====== Material for this exercise

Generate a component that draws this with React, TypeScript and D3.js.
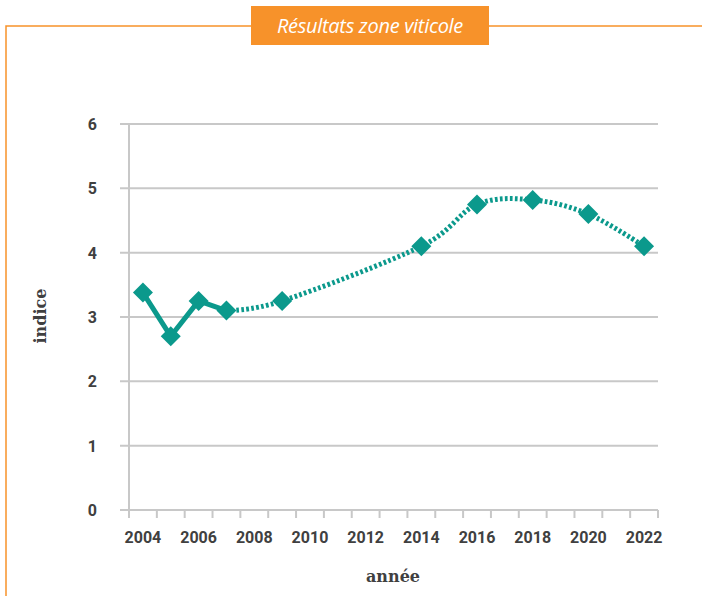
import React, { useEffect, useRef } from 'react';
import * as d3 from 'd3';

const WIDTH = 702;
const HEIGHT = 596;

const years = d3.range(2004, 2023).map(String);
const tickYears = ['2004', '2006', '2008', '2010', '2012', '2014', '2016', '2018', '2020', '2022'];
const yTicks = [0, 1, 2, 3, 4, 5, 6];

// solid part (consecutive years) and dotted part (gaps between measures)
const solidYears = ['2004', '2005', '2006', '2007'];
const solidValues = [3.38, 2.7, 3.25, 3.1];
const dottedYears = ['2007', '2009', '2014', '2016', '2018', '2020', '2022'];
const dottedValues = [3.1, 3.25, 4.1, 4.75, 4.82, 4.6, 4.1];

const TEAL = '#0b998c';
const ORANGE = '#f7922a';
const GRID = '#c8c8c8';
const TEXT = '#404040';

export default function App() {
  const ref = useRef(null);

  useEffect(() => {
    const svg = d3.select(ref.current);
    svg.selectAll('*').remove();

    const x = d3.scaleBand().domain(years).range([129, 658]).padding(0);
    const y = d3.scaleLinear().domain([0, 6]).range([510, 124]);
    const cx = (d) => x(d) + x.bandwidth() / 2;

    // frame
    svg.append('path')
      .attr('d', `M6,${HEIGHT} L6,26 L${WIDTH},26`)
      .attr('fill', 'none')
      .attr('stroke', ORANGE)
      .attr('stroke-width', 1.5);

    svg.append('rect')
      .attr('x', 251).attr('y', 6).attr('width', 238).attr('height', 39)
      .attr('fill', ORANGE);
    svg.append('text')
      .attr('x', 370).attr('y', 33)
      .attr('text-anchor', 'middle')
      .attr('fill', 'white')
      .attr('font-family', 'Open Sans')
      .attr('font-style', 'italic')
      .attr('font-size', 20)
      .attr('letter-spacing', -0.3)
      .text('Résultats zone viticole');

    // gridlines + y ticks
    const gy = svg.append('g');
    gy.selectAll('line')
      .data(yTicks)
      .enter()
      .append('line')
      .attr('x1', 120).attr('x2', 658)
      .attr('y1', (d) => y(d)).attr('y2', (d) => y(d))
      .attr('stroke', GRID).attr('stroke-width', 2);

    gy.append('line')
      .attr('x1', 129).attr('x2', 129)
      .attr('y1', y(6)).attr('y2', 518)
      .attr('stroke', GRID).attr('stroke-width', 2);

    // x ticks at category boundaries
    const bounds = years.map((d) => x(d)).concat([658]);
    svg.append('g').selectAll('line')
      .data(bounds)
      .enter()
      .append('line')
      .attr('x1', (d) => d).attr('x2', (d) => d)
      .attr('y1', 510).attr('y2', 518)
      .attr('stroke', GRID).attr('stroke-width', 2);

    svg.append('g').selectAll('text')
      .data(yTicks)
      .enter()
      .append('text')
      .attr('x', 97).attr('y', (d) => y(d) + 6)
      .attr('text-anchor', 'end')
      .attr('font-family', 'Roboto').attr('font-weight', 'bold')
      .attr('font-size', 16).attr('fill', TEXT)
      .text((d) => d);

    svg.append('g').selectAll('text')
      .data(tickYears)
      .enter()
      .append('text')
      .attr('x', (d) => cx(d)).attr('y', 543)
      .attr('text-anchor', 'middle')
      .attr('font-family', 'Roboto').attr('font-weight', 'bold')
      .attr('font-size', 16).attr('fill', TEXT)
      .text((d) => d);

    // axis titles
    svg.append('text')
      .attr('transform', 'translate(46,316) rotate(-90)')
      .attr('text-anchor', 'middle')
      .attr('font-family', 'DejaVu Serif').attr('font-weight', 'bold')
      .attr('font-size', 16).attr('fill', TEXT)
      .text('indice');
    svg.append('text')
      .attr('x', 393).attr('y', 582)
      .attr('text-anchor', 'middle')
      .attr('font-family', 'DejaVu Serif').attr('font-weight', 'bold')
      .attr('font-size', 16).attr('fill', TEXT)
      .text('année');

    // lines
    const solid = solidYears.map((d, i) => [cx(d), y(solidValues[i])]);
    const dotted = dottedYears.map((d, i) => [cx(d), y(dottedValues[i])]);

    svg.append('path')
      .attr('d', d3.line()(solid))
      .attr('fill', 'none').attr('stroke', TEAL)
      .attr('stroke-width', 5).attr('stroke-linejoin', 'round');

    svg.append('path')
      .attr('d', d3.line().curve(d3.curveCardinal.tension(0))(dotted))
      .attr('fill', 'none').attr('stroke', TEAL)
      .attr('stroke-width', 5).attr('stroke-dasharray', '2.7 2.3');

    const all = solid.concat(dotted.slice(1));
    svg.append('g').selectAll('path')
      .data(all)
      .enter()
      .append('path')
      .attr('transform', (d) => `translate(${d[0]},${d[1]}) rotate(45)`)
      .attr('d', d3.symbol(d3.symbolSquare, 200)())
      .attr('fill', TEAL);
  }, []);

  return (
    <svg
      ref={ref}
      width={WIDTH}
      height={HEIGHT}
      style={{ position: 'absolute', left: 0, top: 0, background: 'white' }}
    />
  );
}
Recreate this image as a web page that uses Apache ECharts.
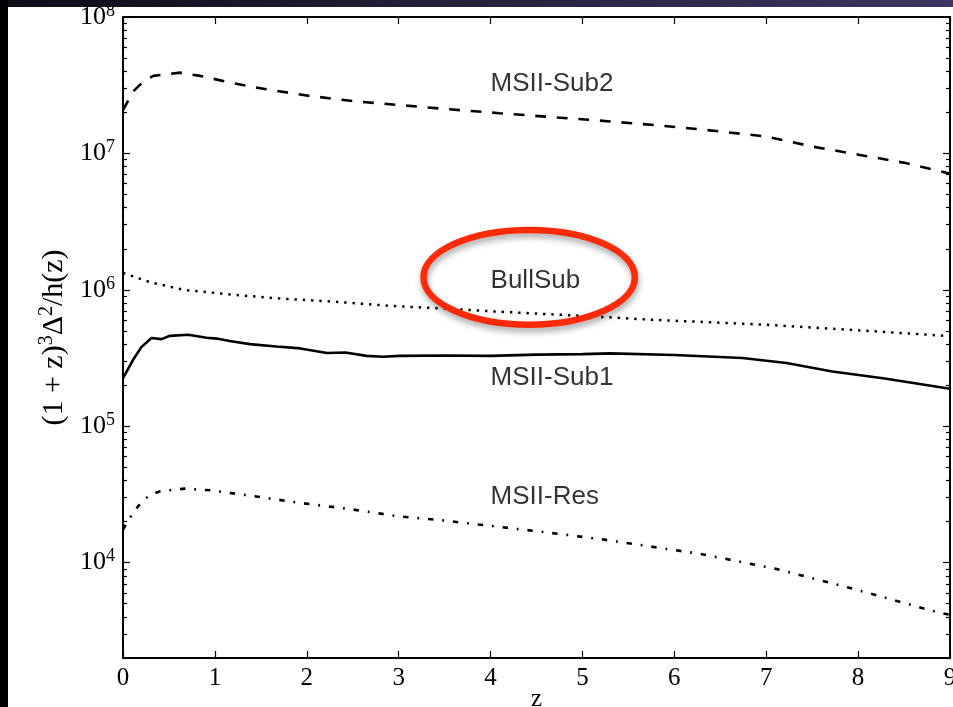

============

* [Task statement] Without any pictures, reproduce the lines from the first one in the material through the line that has "const ref = useRef(null);", exactly as they appear.

* [Worked answer]
Generate a component that draws this with React, TypeScript and D3.js.
import React, { useEffect, useRef } from 'react';
import * as d3 from 'd3';

const WIDTH = 702;
const HEIGHT = 596;

const years = d3.range(2004, 2023).map(String);
const tickYears = ['2004', '2006', '2008', '2010', '2012', '2014', '2016', '2018', '2020', '2022'];
const yTicks = [0, 1, 2, 3, 4, 5, 6];

// solid part (consecutive years) and dotted part (gaps between measures)
const solidYears = ['2004', '2005', '2006', '2007'];
const solidValues = [3.38, 2.7, 3.25, 3.1];
const dottedYears = ['2007', '2009', '2014', '2016', '2018', '2020', '2022'];
const dottedValues = [3.1, 3.25, 4.1, 4.75, 4.82, 4.6, 4.1];

const TEAL = '#0b998c';
const ORANGE = '#f7922a';
const GRID = '#c8c8c8';
const TEXT = '#404040';

export default function App() {
  const ref = useRef(null);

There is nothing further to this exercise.